Theoretical surface physics - Bjørk Hammer¶
Recent research projects by Bjørk Hammer:
We are conducting research within theoretical surface science.
One of the major challenges is to understand how surfaces of metal,
alloys and compounds react with gas molecules.
Here an H2 molecule is reacting at a gold surface. The reaction is
hindered by a large energy barrier reflecting the nobleness of the
surface.
Here the chemical bonding of CO at a Pt surface
is investigated. Even though we normally think
of Pt as a noble metal, it is actually capable
of forming strong bonds to some molecules and
atoms.
The molecular orbitals are changed dramatically
upon adsorption of the CO molecule at a metal
surface. In particular the 2pi* orbital of the
CO which is empty in the gas phase is found to
change upon adsorption. It aquires a considerable
filling and is responsible for much of the
bonding of the molecule to the surface.
Phys.
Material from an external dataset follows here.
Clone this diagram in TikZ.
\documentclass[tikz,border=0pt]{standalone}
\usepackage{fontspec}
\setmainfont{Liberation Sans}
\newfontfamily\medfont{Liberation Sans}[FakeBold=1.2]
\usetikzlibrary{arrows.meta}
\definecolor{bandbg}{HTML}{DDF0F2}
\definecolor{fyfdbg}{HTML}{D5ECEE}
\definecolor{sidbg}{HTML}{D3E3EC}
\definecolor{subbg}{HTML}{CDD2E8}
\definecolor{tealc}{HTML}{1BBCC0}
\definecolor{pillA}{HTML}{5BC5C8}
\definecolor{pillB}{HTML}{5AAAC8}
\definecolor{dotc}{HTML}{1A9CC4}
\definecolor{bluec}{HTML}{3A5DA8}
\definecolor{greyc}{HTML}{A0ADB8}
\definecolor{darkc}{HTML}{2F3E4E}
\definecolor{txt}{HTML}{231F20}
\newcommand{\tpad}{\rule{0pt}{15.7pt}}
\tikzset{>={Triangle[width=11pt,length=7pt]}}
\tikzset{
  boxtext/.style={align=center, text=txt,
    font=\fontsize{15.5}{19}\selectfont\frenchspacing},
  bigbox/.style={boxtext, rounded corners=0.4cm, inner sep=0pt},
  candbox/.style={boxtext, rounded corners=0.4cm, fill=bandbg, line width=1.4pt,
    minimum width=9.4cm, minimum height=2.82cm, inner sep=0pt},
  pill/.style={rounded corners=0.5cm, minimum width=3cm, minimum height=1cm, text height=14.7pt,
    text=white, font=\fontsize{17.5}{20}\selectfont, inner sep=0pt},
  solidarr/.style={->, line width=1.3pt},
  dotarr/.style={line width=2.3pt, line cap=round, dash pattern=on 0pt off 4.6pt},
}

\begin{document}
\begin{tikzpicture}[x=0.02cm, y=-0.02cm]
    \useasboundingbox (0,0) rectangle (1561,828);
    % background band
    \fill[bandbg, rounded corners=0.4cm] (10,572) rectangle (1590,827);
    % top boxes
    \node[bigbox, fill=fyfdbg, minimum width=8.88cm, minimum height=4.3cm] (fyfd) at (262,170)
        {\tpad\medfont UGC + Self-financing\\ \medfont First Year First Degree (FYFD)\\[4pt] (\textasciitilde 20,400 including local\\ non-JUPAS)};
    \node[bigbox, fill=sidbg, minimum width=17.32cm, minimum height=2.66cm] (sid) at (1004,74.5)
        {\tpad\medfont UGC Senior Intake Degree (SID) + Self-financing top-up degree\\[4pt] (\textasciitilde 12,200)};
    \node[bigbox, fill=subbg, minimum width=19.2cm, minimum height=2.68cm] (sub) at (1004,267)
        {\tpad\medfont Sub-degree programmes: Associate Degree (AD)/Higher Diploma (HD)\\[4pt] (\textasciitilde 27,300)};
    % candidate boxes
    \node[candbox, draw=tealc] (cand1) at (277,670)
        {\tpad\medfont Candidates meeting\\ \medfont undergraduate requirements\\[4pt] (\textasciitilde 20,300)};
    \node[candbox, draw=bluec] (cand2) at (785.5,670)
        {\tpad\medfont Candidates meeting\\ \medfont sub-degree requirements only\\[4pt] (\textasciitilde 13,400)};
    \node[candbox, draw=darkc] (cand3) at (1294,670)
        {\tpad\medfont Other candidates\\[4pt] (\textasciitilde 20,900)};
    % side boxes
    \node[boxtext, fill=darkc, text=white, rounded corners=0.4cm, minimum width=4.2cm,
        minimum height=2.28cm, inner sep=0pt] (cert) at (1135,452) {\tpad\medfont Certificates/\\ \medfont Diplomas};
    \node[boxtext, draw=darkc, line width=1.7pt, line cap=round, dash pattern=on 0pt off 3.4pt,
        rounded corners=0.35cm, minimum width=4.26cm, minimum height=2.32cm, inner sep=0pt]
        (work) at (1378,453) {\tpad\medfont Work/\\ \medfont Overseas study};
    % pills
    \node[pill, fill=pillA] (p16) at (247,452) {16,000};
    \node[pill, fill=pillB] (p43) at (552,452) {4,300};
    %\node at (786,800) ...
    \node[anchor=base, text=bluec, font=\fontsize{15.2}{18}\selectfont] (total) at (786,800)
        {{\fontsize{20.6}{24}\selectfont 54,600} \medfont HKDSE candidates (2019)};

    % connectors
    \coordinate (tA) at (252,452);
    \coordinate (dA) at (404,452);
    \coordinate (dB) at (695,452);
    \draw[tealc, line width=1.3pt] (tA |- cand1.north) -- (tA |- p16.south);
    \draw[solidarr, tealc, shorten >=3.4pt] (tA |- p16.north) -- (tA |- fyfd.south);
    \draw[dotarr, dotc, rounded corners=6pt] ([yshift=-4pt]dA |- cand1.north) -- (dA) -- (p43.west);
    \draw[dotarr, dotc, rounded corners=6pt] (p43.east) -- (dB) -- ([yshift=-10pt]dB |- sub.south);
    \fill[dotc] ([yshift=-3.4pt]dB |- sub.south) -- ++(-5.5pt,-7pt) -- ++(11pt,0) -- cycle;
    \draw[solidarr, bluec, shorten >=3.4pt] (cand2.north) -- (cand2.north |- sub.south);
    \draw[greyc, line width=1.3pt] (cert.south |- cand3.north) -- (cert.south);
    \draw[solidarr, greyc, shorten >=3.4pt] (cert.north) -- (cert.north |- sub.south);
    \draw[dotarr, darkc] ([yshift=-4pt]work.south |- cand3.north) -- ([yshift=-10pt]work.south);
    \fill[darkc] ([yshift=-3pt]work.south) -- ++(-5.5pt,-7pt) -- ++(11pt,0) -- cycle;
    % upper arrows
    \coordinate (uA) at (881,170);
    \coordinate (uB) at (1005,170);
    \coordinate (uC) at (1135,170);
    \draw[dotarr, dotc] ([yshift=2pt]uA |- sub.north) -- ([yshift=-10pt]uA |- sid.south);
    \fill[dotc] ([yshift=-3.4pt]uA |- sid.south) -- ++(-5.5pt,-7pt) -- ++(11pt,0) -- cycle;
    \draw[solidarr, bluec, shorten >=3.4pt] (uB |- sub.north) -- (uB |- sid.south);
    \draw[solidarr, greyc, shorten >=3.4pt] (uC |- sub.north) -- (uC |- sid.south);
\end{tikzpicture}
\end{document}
Rev. Lett. 76, 2141 (1996).
Our newest studies show that the reactivity of
atomic step edges is much higher than the
reactivity of planar surfaces. In terms of
the reaction rate at room temperature, a
Ru step edge atom is up to 10 orders of magnitude
more reactive for breaking of an NO molecular
bond compared to a Ru(0001) atom.
Phys. Rev. Lett. 83, 3681 (1999).
The description of the surface properties of
metals, alloys, and compounds and of the
reaction properties of molecules requires a
most accurate calculational method. We use
the density functional theory method founded
by Nobel laureate, W. Kohn. The electron-
electron exchange-correlation interaction
is approximated in the theory and is under
constant development.
We have recently proposed a new exchange-
correlation description (RPBE) which is
proving to be very accurate both for the
surface properties and for the molecular
bond energies. In particular, the overbinding
of small molecules is reduced as is the
overbinding of adsorbates at surfaces.